### INSTRUCTIONS FOR THE TASK:
Output exactly the lines that run from the line containing "The picture is" through the line containing "import * as", with both ends included.

# # # #

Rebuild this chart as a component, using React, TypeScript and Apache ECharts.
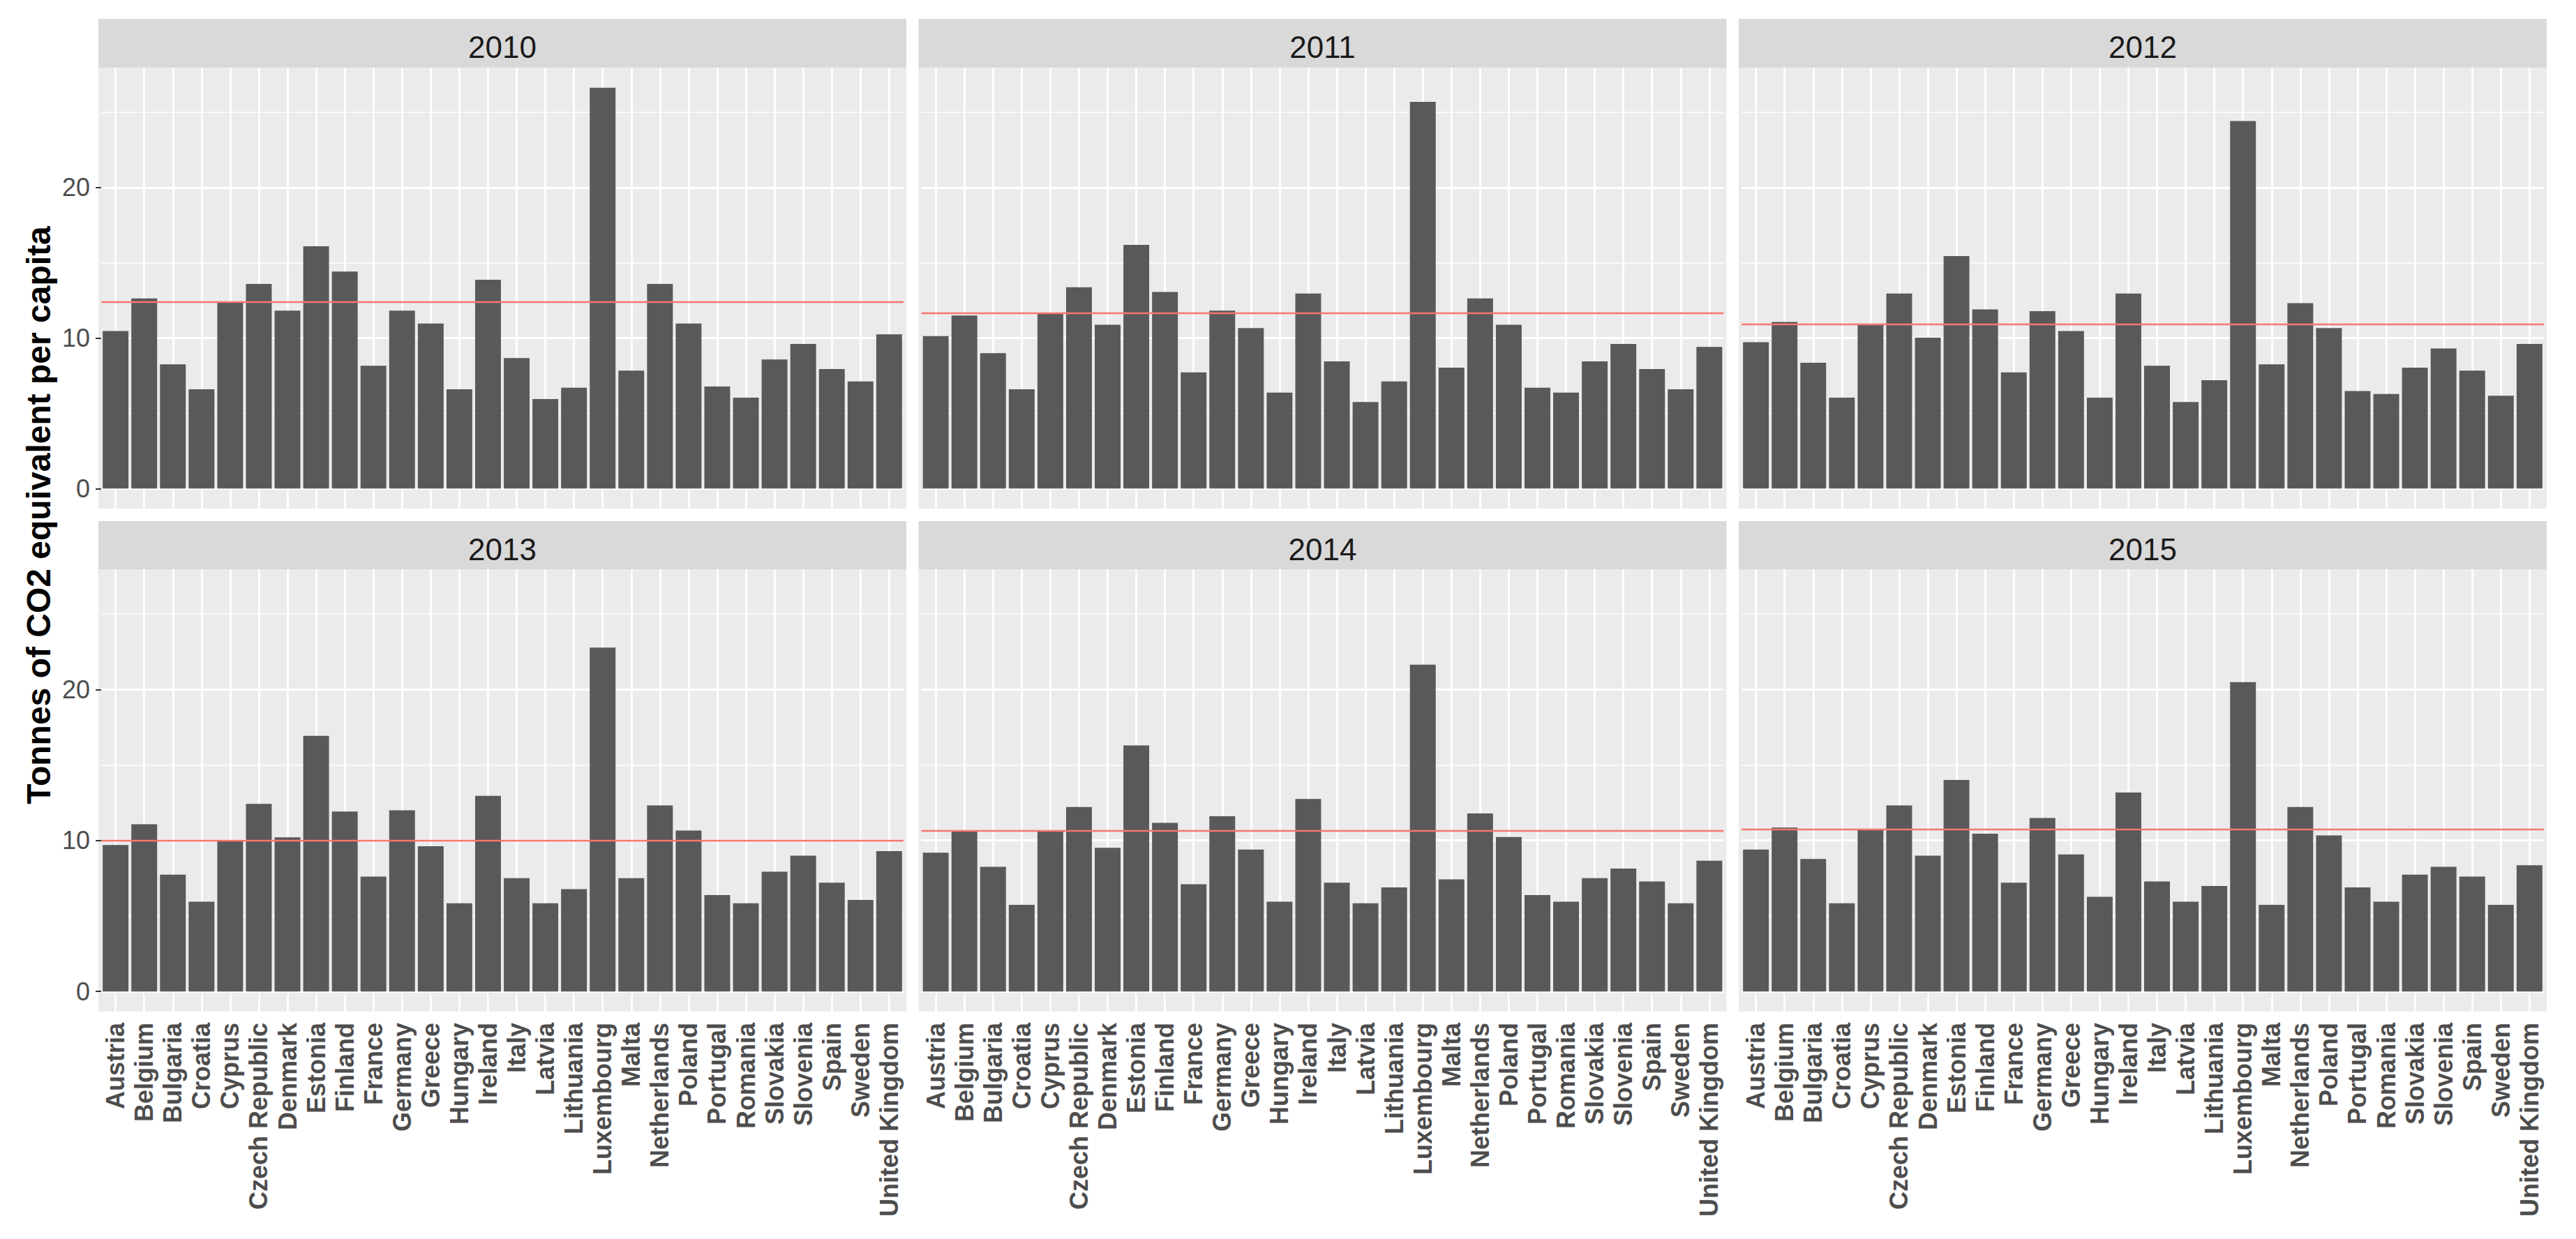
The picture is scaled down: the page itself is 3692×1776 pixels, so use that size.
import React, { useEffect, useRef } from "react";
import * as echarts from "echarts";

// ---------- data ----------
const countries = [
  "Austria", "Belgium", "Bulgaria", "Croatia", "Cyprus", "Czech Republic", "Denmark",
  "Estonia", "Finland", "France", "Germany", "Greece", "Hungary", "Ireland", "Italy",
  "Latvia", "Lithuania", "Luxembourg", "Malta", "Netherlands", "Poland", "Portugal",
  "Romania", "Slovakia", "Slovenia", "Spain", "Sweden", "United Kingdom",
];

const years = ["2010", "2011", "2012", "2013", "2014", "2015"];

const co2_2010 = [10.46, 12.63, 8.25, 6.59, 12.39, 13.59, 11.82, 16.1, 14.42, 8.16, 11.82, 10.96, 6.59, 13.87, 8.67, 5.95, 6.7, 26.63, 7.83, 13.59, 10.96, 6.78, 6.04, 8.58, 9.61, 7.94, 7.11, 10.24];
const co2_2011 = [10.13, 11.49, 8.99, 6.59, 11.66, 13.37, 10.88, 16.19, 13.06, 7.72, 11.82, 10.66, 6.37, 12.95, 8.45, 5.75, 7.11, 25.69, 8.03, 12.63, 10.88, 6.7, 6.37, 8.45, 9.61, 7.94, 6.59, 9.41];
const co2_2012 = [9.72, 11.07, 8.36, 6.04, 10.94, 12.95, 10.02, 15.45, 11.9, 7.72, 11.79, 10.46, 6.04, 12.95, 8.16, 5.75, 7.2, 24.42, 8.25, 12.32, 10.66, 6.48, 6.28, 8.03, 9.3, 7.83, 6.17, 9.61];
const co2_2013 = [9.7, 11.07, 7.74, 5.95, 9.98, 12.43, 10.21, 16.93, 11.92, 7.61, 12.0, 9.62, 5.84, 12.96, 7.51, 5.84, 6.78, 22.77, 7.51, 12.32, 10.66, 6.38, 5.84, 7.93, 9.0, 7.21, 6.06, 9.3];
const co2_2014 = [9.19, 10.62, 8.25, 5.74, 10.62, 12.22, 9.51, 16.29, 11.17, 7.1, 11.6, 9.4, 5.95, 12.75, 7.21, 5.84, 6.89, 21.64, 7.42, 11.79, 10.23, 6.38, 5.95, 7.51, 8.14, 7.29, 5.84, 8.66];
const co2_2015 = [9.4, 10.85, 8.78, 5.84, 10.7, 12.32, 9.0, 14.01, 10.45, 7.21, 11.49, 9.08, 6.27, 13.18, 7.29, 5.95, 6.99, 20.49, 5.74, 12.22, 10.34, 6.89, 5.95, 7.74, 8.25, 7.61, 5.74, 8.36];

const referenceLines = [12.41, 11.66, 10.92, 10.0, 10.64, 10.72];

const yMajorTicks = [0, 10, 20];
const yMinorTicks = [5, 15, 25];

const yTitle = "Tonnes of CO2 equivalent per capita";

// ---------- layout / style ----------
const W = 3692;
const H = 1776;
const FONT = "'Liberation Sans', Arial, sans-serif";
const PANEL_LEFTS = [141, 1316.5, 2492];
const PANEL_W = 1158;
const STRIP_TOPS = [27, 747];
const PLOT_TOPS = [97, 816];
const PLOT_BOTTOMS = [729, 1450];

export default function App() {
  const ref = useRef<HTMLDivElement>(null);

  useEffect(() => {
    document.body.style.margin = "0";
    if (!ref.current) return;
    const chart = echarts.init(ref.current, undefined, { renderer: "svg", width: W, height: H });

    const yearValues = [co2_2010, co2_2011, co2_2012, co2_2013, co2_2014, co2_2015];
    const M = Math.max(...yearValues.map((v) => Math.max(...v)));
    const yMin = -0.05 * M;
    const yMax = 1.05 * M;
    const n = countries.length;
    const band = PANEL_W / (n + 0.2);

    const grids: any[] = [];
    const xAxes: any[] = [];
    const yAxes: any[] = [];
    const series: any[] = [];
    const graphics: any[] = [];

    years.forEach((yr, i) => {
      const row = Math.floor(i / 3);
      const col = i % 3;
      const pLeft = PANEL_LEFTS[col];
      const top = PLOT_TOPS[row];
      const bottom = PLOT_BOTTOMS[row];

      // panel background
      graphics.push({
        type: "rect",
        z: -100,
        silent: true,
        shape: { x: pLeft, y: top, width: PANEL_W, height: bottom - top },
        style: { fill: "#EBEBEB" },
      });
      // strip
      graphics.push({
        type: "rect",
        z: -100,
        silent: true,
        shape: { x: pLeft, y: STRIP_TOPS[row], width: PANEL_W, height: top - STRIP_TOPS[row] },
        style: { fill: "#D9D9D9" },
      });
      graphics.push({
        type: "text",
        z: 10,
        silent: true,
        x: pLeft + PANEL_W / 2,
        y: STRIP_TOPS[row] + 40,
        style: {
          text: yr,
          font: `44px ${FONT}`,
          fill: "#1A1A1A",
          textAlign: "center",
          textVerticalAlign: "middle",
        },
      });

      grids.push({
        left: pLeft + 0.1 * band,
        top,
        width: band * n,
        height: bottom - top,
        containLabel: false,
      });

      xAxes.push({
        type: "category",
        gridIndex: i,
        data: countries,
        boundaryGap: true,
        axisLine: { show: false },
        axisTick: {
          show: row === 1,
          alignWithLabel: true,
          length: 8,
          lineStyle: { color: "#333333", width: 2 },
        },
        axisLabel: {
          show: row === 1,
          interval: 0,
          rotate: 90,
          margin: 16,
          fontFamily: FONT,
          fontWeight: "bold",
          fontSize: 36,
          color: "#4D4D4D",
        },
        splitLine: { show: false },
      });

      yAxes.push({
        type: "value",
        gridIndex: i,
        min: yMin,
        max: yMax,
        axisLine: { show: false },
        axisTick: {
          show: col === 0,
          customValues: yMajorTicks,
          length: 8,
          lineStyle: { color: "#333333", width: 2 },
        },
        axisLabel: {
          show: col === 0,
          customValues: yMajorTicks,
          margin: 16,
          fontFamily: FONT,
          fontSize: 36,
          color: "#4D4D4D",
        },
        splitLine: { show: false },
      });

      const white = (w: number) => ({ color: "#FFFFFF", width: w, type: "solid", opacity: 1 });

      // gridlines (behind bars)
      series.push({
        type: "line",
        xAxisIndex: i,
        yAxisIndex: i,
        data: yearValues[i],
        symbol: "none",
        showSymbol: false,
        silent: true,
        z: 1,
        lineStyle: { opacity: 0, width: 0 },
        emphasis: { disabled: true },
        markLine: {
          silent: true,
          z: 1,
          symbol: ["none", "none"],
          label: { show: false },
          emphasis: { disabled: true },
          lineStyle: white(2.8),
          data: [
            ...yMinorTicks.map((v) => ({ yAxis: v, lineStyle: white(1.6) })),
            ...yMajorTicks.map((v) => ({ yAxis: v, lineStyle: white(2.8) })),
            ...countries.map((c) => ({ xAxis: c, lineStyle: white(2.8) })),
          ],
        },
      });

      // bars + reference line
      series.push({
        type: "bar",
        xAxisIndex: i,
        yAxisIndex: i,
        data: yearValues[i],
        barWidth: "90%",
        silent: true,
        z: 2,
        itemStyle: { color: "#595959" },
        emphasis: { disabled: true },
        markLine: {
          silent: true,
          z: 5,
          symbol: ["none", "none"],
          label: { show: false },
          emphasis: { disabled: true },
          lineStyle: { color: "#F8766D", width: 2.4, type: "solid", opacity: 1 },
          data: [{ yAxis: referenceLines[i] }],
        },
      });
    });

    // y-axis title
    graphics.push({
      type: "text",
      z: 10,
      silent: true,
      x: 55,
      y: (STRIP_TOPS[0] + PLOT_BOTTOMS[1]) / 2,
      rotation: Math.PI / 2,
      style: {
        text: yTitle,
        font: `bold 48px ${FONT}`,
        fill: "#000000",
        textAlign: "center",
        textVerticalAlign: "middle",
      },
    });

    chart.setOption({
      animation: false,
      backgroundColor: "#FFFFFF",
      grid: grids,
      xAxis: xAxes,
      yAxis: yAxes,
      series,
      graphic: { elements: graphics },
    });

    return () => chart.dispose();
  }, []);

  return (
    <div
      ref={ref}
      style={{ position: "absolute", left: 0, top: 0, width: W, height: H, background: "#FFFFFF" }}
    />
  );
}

# # # #

### SOLUTION TO THE EXERCISE:
The picture is scaled down: the page itself is 3692×1776 pixels, so use that size.
import React, { useEffect, useRef } from "react";
import * as echarts from "echarts";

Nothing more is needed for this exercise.